▶ [Work to be completed]: Return nothing but the lines from the one with "Reproduce this chart with D3.js." through the one with "const bw = x(binWidth * 0.85) - x(0);" in the data below, word for word and without pictures.

▶ [Material for this task]:
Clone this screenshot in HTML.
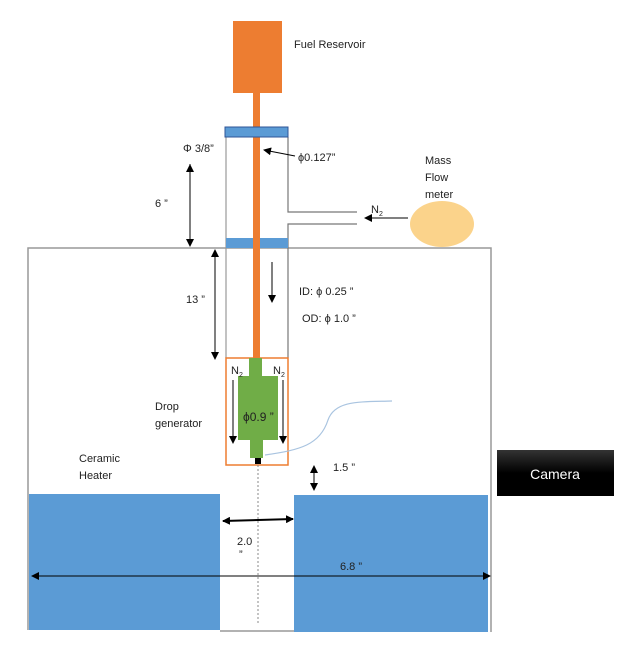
<!DOCTYPE html>
<html><head><meta charset="utf-8"><style>
html,body{margin:0;padding:0;background:#fff;}
svg{display:block;font-family:"Liberation Sans",sans-serif;}
</style></head><body>
<svg width="631" height="651" viewBox="0 0 631 651" xmlns="http://www.w3.org/2000/svg">
<defs>
<marker id="a" markerWidth="8" markerHeight="8" refX="7" refY="4" orient="auto" markerUnits="userSpaceOnUse"><path d="M0,0 L8,4 L0,8 z" fill="#000"/></marker>
<linearGradient id="cg" x1="0" y1="0" x2="0" y2="1"><stop offset="0" stop-color="#333"/><stop offset="0.5" stop-color="#000"/><stop offset="1" stop-color="#000"/></linearGradient>
</defs>
<!-- main box -->
<path d="M28,630 L28,248 L491,248 L491,632" fill="none" stroke="#999" stroke-width="1.5"/>
<line x1="220" y1="631" x2="294" y2="631" stroke="#999" stroke-width="1.5"/>
<!-- heaters -->
<rect x="29" y="494" width="191" height="136" fill="#5b9bd5"/>
<rect x="294" y="495" width="194" height="137" fill="#5b9bd5"/>
<!-- reservoir -->
<rect x="233" y="21" width="49" height="72" fill="#ed7d31"/>
<rect x="253" y="93" width="7" height="265" fill="#ed7d31"/>
<!-- tube walls -->
<path d="M226,137 L226,358" stroke="#999" stroke-width="1.2" fill="none"/>
<path d="M288,137 L288,212 L357,212" stroke="#777" stroke-width="1.2" fill="none"/>
<path d="M357,224 L288,224 L288,358" stroke="#777" stroke-width="1.2" fill="none"/>
<!-- caps -->
<rect x="225" y="127" width="63" height="10" fill="#5b9bd5" stroke="#2f5597" stroke-width="1"/>
<rect x="226" y="238" width="62" height="10" fill="#5b9bd5"/>
<rect x="253" y="127" width="7" height="10" fill="#ed7d31" opacity="0"/>
<rect x="253" y="238" width="7" height="10" fill="#ed7d31"/>
<!-- drop generator -->
<rect x="226" y="358" width="62" height="107" fill="none" stroke="#ed7d31" stroke-width="1.5"/>
<rect x="249" y="358" width="13" height="18" fill="#70ad47"/>
<rect x="238" y="376" width="40" height="64" fill="#70ad47"/>
<rect x="250" y="440" width="13" height="18" fill="#70ad47"/>
<rect x="255" y="458" width="6" height="6" fill="#000"/>
<line x1="258" y1="465" x2="258" y2="625" stroke="#888" stroke-dasharray="2,2"/>
<path d="M265,455 C300,450 320,445 328,420 C335,400 360,402 392,401" fill="none" stroke="#a9c4e0" stroke-width="1.2"/>
<!-- camera -->
<rect x="497" y="450" width="117" height="46" fill="url(#cg)"/>
<text x="555" y="479" fill="#fff" font-size="14" text-anchor="middle">Camera</text>
<!-- mass flow meter -->
<ellipse cx="442" cy="224" rx="32" ry="23" fill="#fbd38b"/>
<line x1="408" y1="218" x2="365" y2="218" stroke="#000" marker-end="url(#a)"/>
<!-- arrows -->
<line x1="295" y1="156" x2="264" y2="150" stroke="#000" marker-end="url(#a)"/>
<line x1="190" y1="165" x2="190" y2="164" stroke="#000"/>
<line x1="190" y1="172" x2="190" y2="165" stroke="#000" marker-end="url(#a)"/>
<line x1="190" y1="172" x2="190" y2="246" stroke="#000" marker-end="url(#a)"/>
<line x1="215" y1="300" x2="215" y2="250" stroke="#000" marker-end="url(#a)"/>
<line x1="215" y1="300" x2="215" y2="359" stroke="#000" marker-end="url(#a)"/>
<line x1="272" y1="262" x2="272" y2="302" stroke="#000" marker-end="url(#a)"/>
<line x1="233" y1="380" x2="233" y2="443" stroke="#000" marker-end="url(#a)"/>
<line x1="283" y1="380" x2="283" y2="443" stroke="#000" marker-end="url(#a)"/>
<line x1="314" y1="478" x2="314" y2="466" stroke="#000" marker-end="url(#a)"/>
<line x1="314" y1="478" x2="314" y2="490" stroke="#000" marker-end="url(#a)"/>
<line x1="258" y1="520" x2="223" y2="521" stroke="#000" stroke-width="2" marker-end="url(#a)"/>
<line x1="258" y1="520" x2="293" y2="519" stroke="#000" stroke-width="2" marker-end="url(#a)"/>
<line x1="260" y1="576" x2="32" y2="576" stroke="#000" marker-end="url(#a)"/>
<line x1="260" y1="576" x2="490" y2="576" stroke="#000" marker-end="url(#a)"/>
<!-- labels -->
<g font-size="11" fill="#222">
<text x="294" y="48">Fuel Reservoir</text>
<text x="183" y="152">Φ 3/8”</text>
<text x="298" y="161">ϕ0.127”</text>
<text x="425" y="164">Mass</text>
<text x="425" y="181">Flow</text>
<text x="425" y="198">meter</text>
<text x="371" y="213">N<tspan font-size="7" dy="3">2</tspan></text>
<text x="155" y="207">6 ”</text>
<text x="186" y="303">13 ”</text>
<text x="299" y="295">ID: ϕ 0.25 ”</text>
<text x="302" y="322">OD: ϕ 1.0 ”</text>
<text x="231" y="374">N<tspan font-size="7" dy="3">2</tspan></text>
<text x="273" y="374">N<tspan font-size="7" dy="3">2</tspan></text>
<text x="243" y="421" font-size="12">ϕ0.9 ”</text>
<text x="155" y="410">Drop</text>
<text x="155" y="427">generator</text>
<text x="79" y="462">Ceramic</text>
<text x="79" y="479">Heater</text>
<text x="333" y="471">1.5 ”</text>
<text x="237" y="545">2.0</text>
<text x="239" y="558">”</text>
<text x="340" y="570">6.8 ”</text>
</g>
</svg>
</body></html>
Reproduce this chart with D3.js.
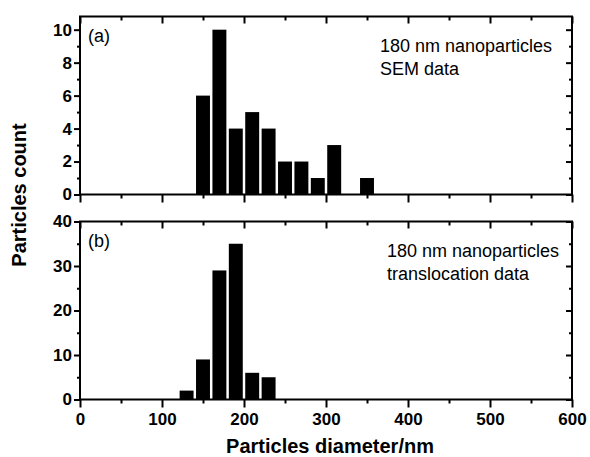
<!DOCTYPE html>
<html>
<head>
<meta charset="utf-8">
<script src="https://cdn.jsdelivr.net/npm/d3@7"></script>
<style>
  body { margin: 0; background: #fff; }
  svg { display: block; font-family: "Liberation Sans", Arial, sans-serif; }
</style>
</head>
<body>
<svg id="chart" width="590" height="457"></svg>
<script>
// histogram data, bin width 20 nm (bin centres)
const semDiameters = [150, 170, 190, 210, 230, 250, 270, 290, 310, 330, 350];
const semCounts = [6, 10, 4, 5, 4, 2, 2, 1, 3, 0, 1];
const trDiameters = [130, 150, 170, 190, 210, 230];
const trCounts = [2, 9, 29, 35, 6, 5];

const xTicks = [0, 100, 200, 300, 400, 500, 600];
const xMinor = [50, 150, 250, 350, 450, 550];
const semTicks = [0, 2, 4, 6, 8, 10];
const semMinor = [1, 3, 5, 7, 9];
const trTicks = [0, 10, 20, 30, 40];
const trMinor = [5, 15, 25, 35];

const binWidth = 20;

const svg = d3.select("#chart");
const left = 80, right = 572;

const x = d3.scaleLinear().domain([0, 600]).range([left, right]);

const panels = [
  {
    xs: semDiameters, ys: semCounts, top: 16.5, bottom: 194.5, max: 10.8,
    ticks: semTicks, minor: semMinor, tag: "(a)",
    note: ["180 nm nanoparticles", "SEM data"], noteX: 380, showLabels: false
  },
  {
    xs: trDiameters, ys: trCounts, top: 221.5, bottom: 399.5, max: 40,
    ticks: trTicks, minor: trMinor, tag: "(b)",
    note: ["180 nm nanoparticles", "translocation data"], noteX: 387, showLabels: true
  }
];

panels.forEach((p) => {
  const y = d3.scaleLinear().domain([0, p.max]).range([p.bottom, p.top]);
  const g = svg.append("g");

  const bins = p.xs.map((d, i) => ({ x: d, count: p.ys[i] })).filter((d) => d.count > 0);
  const bw = x(binWidth * 0.85) - x(0);

  g.append("g")
    .selectAll("rect")
    .data(bins)
    .enter()
    .append("rect")
    .attr("x", (d) => x(d.x) - bw / 2)
    .attr("y", (d) => y(d.count))
    .attr("width", bw)
    .attr("height", (d) => y(0) - y(d.count))
    .attr("fill", "#000");

  // bottom: ticks outward
  const bx = g.append("g").attr("transform", `translate(0,${p.bottom})`);
  bx.call(d3.axisBottom(x).tickValues(xTicks).tickSize(8).tickPadding(5)
    .tickFormat(p.showLabels ? d3.format("d") : () => ""));
  bx.append("g").call(d3.axisBottom(x).tickValues(xMinor).tickSize(4).tickFormat(() => ""));

  // top: ticks inward
  const tx = g.append("g").attr("transform", `translate(0,${p.top})`);
  tx.call(d3.axisBottom(x).tickValues(xTicks).tickSize(7).tickFormat(() => ""));
  tx.append("g").call(d3.axisBottom(x).tickValues(xMinor).tickSize(4).tickFormat(() => ""));

  // left: ticks outward
  const ly = g.append("g").attr("transform", `translate(${left},0)`);
  ly.call(d3.axisLeft(y).tickValues(p.ticks).tickSize(6).tickPadding(2));
  ly.append("g").call(d3.axisLeft(y).tickValues(p.minor).tickSize(3).tickFormat(() => ""));

  // right: ticks inward
  const ry = g.append("g").attr("transform", `translate(${right},0)`);
  ry.call(d3.axisLeft(y).tickValues(p.ticks).tickSize(6).tickFormat(() => ""));
  ry.append("g").call(d3.axisLeft(y).tickValues(p.minor).tickSize(3).tickFormat(() => ""));

  g.selectAll(".domain").remove();
  g.selectAll(".tick line").attr("stroke", "#000").attr("stroke-width", 2);
  g.selectAll(".tick text")
    .attr("fill", "#000")
    .style("font-size", "17px")
    .style("font-weight", "bold")
    .style("font-family", "'Liberation Sans', Arial, sans-serif");

  g.append("rect")
    .attr("x", left).attr("y", p.top)
    .attr("width", right - left).attr("height", p.bottom - p.top)
    .attr("fill", "none").attr("stroke", "#000").attr("stroke-width", 2);

  g.append("text")
    .attr("x", left + 8).attr("y", p.top + 25)
    .style("font-size", "18px")
    .text(p.tag);

  g.append("text")
    .attr("x", p.noteX).attr("y", p.top + 35)
    .style("font-size", "18px")
    .selectAll("tspan")
    .data(p.note)
    .enter()
    .append("tspan")
    .attr("x", p.noteX)
    .attr("dy", (d, i) => (i === 0 ? 0 : 23))
    .text((d) => d);
});

svg.append("text")
  .attr("x", 330).attr("y", 453)
  .attr("text-anchor", "middle")
  .style("font-size", "20px").style("font-weight", "bold")
  .text("Particles diameter/nm");

svg.append("text")
  .attr("transform", "translate(26,195) rotate(-90)")
  .attr("text-anchor", "middle")
  .style("font-size", "20px").style("font-weight", "bold")
  .text("Particles count");
</script>
</body>
</html>
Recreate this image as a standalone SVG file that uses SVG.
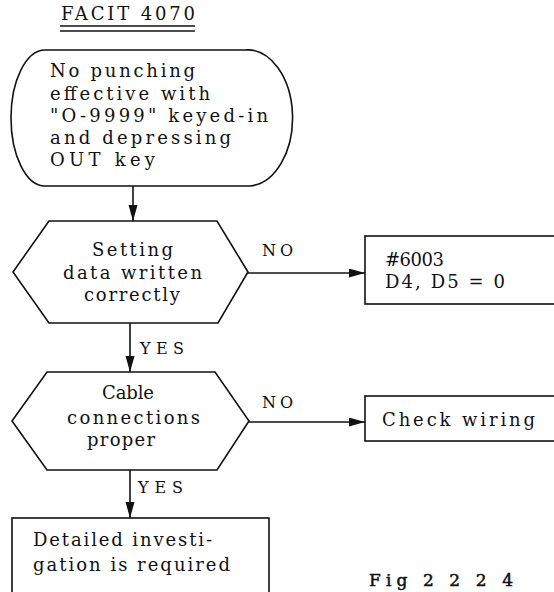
<svg xmlns="http://www.w3.org/2000/svg" width="554" height="592" viewBox="0 0 554 592">
  <style>
    .shape { fill: #ffffff; stroke: #111111; stroke-width: 1.6; }
    .wire { fill: none; stroke: #111111; stroke-width: 1.6; }
    .txt { font-family: "DejaVu Serif", "Liberation Serif", serif; font-size: 18px; fill: #111111; }
    .lbl { font-family: "DejaVu Serif", "Liberation Serif", serif; font-size: 16px; fill: #111111; }
    .title { font-family: "DejaVu Serif", "Liberation Serif", serif; font-size: 18px; fill: #111111; }
    .fig { font-family: "DejaVu Serif", "Liberation Serif", serif; font-size: 17px; fill: #111111; stroke: #111111; stroke-width: 0.5; }
  </style>
  <defs>
    <marker id="arrow" markerUnits="userSpaceOnUse" markerWidth="17" markerHeight="10" refX="16" refY="4.5" orient="auto">
      <path d="M0,0 L16,4.5 L0,9 Z" fill="#111111"/>
    </marker>
  </defs>

  <!-- heading -->
  <g id="title">
    <text class="title" x="61" y="20" textLength="134" lengthAdjust="spacing">FACIT 4070</text>
    <line class="wire" x1="60" y1="26" x2="195" y2="26" stroke-width="1.3"/>
    <line class="wire" x1="60" y1="31" x2="195" y2="31" stroke-width="1.3"/>
  </g>

  <!-- connectors -->
  <g id="connectors">
    <line class="wire" x1="133" y1="186" x2="133" y2="221" marker-end="url(#arrow)"/>
    <line class="wire" x1="248" y1="273" x2="365" y2="273" marker-end="url(#arrow)"/>
    <text class="lbl" x="262" y="256" textLength="31" lengthAdjust="spacing">NO</text>
    <line class="wire" x1="130" y1="323" x2="130" y2="372" marker-end="url(#arrow)"/>
    <text class="lbl" x="140" y="354" textLength="44" lengthAdjust="spacing">YES</text>
    <line class="wire" x1="249" y1="422" x2="365" y2="422" marker-end="url(#arrow)"/>
    <text class="lbl" x="262" y="408" textLength="31" lengthAdjust="spacing">NO</text>
    <line class="wire" x1="130" y1="470" x2="130" y2="518" marker-end="url(#arrow)"/>
    <text class="lbl" x="138" y="493" textLength="45" lengthAdjust="spacing">YES</text>
  </g>

  <!-- start: rounded terminator -->
  <g id="start">
    <path class="shape" d="M45,50 H245 A45,68 0 0 1 250,186 H45 A34,68 0 0 1 45,50 Z"/>
    <text class="txt" x="50" y="77" textLength="145" lengthAdjust="spacing">No punching</text>
    <text class="txt" x="50" y="100" textLength="160" lengthAdjust="spacing">effective with</text>
    <text class="txt" x="50" y="122" textLength="218" lengthAdjust="spacing">"O-9999" keyed-in</text>
    <text class="txt" x="50" y="144" textLength="181" lengthAdjust="spacing">and depressing</text>
    <text class="txt" x="50" y="166" textLength="105" lengthAdjust="spacing">OUT key</text>
  </g>

  <!-- decision: setting data -->
  <g id="check-setting">
    <polygon class="shape" points="49,221 217,221 248,272 218,323 49,323 13,272"/>
    <text class="txt" x="92" y="256" textLength="81" lengthAdjust="spacing">Setting</text>
    <text class="txt" x="63" y="279" textLength="139" lengthAdjust="spacing">data written</text>
    <text class="txt" x="84" y="301" textLength="96" lengthAdjust="spacing">correctly</text>
  </g>

  <!-- action: parameter fix -->
  <g id="param-fix">
    <rect class="shape" x="365" y="236" width="220" height="68"/>
    <text class="txt" x="385" y="266" textLength="59" lengthAdjust="spacing">#6003</text>
    <text class="txt" x="385" y="288" textLength="120" lengthAdjust="spacing">D4, D5 = 0</text>
  </g>

  <!-- decision: cable connections -->
  <g id="check-cable">
    <polygon class="shape" points="47,372 215,372 249,421 217,470 47,470 12,421"/>
    <text class="txt" x="102" y="399" textLength="52" lengthAdjust="spacing">Cable</text>
    <text class="txt" x="67" y="424" textLength="133" lengthAdjust="spacing">connections</text>
    <text class="txt" x="87" y="446" textLength="68" lengthAdjust="spacing">proper</text>
  </g>

  <!-- action: wiring -->
  <g id="wiring">
    <rect class="shape" x="365" y="396" width="220" height="45"/>
    <text class="txt" x="382" y="426" textLength="153" lengthAdjust="spacing">Check wiring</text>
  </g>

  <!-- result: further investigation -->
  <g id="investigate">
    <rect class="shape" x="12" y="518" width="257" height="100"/>
    <text class="txt" x="33" y="546" textLength="179" lengthAdjust="spacing">Detailed investi-</text>
    <text class="txt" x="33" y="571" textLength="197" lengthAdjust="spacing">gation is required</text>
  </g>

  <!-- figure caption -->
  <text class="fig" x="369" y="586" textLength="144" lengthAdjust="spacing">Fig  2 2 2 4</text>
</svg>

▶ [Completed exercise]:
Reproduce this chart with D3.js.
<!DOCTYPE html>
<html>
<head>
<meta charset="utf-8">
<script src="https://cdn.jsdelivr.net/npm/d3@7"></script>
<style>
  body { margin: 0; background: #fff; }
  svg { display: block; font-family: "Liberation Sans", Arial, sans-serif; }
</style>
</head>
<body>
<svg id="chart" width="590" height="457"></svg>
<script>
// histogram data, bin width 20 nm (bin centres)
const semDiameters = [150, 170, 190, 210, 230, 250, 270, 290, 310, 330, 350];
const semCounts = [6, 10, 4, 5, 4, 2, 2, 1, 3, 0, 1];
const trDiameters = [130, 150, 170, 190, 210, 230];
const trCounts = [2, 9, 29, 35, 6, 5];

const xTicks = [0, 100, 200, 300, 400, 500, 600];
const xMinor = [50, 150, 250, 350, 450, 550];
const semTicks = [0, 2, 4, 6, 8, 10];
const semMinor = [1, 3, 5, 7, 9];
const trTicks = [0, 10, 20, 30, 40];
const trMinor = [5, 15, 25, 35];

const binWidth = 20;

const svg = d3.select("#chart");
const left = 80, right = 572;

const x = d3.scaleLinear().domain([0, 600]).range([left, right]);

const panels = [
  {
    xs: semDiameters, ys: semCounts, top: 16.5, bottom: 194.5, max: 10.8,
    ticks: semTicks, minor: semMinor, tag: "(a)",
    note: ["180 nm nanoparticles", "SEM data"], noteX: 380, showLabels: false
  },
  {
    xs: trDiameters, ys: trCounts, top: 221.5, bottom: 399.5, max: 40,
    ticks: trTicks, minor: trMinor, tag: "(b)",
    note: ["180 nm nanoparticles", "translocation data"], noteX: 387, showLabels: true
  }
];

panels.forEach((p) => {
  const y = d3.scaleLinear().domain([0, p.max]).range([p.bottom, p.top]);
  const g = svg.append("g");

  const bins = p.xs.map((d, i) => ({ x: d, count: p.ys[i] })).filter((d) => d.count > 0);
  const bw = x(binWidth * 0.85) - x(0);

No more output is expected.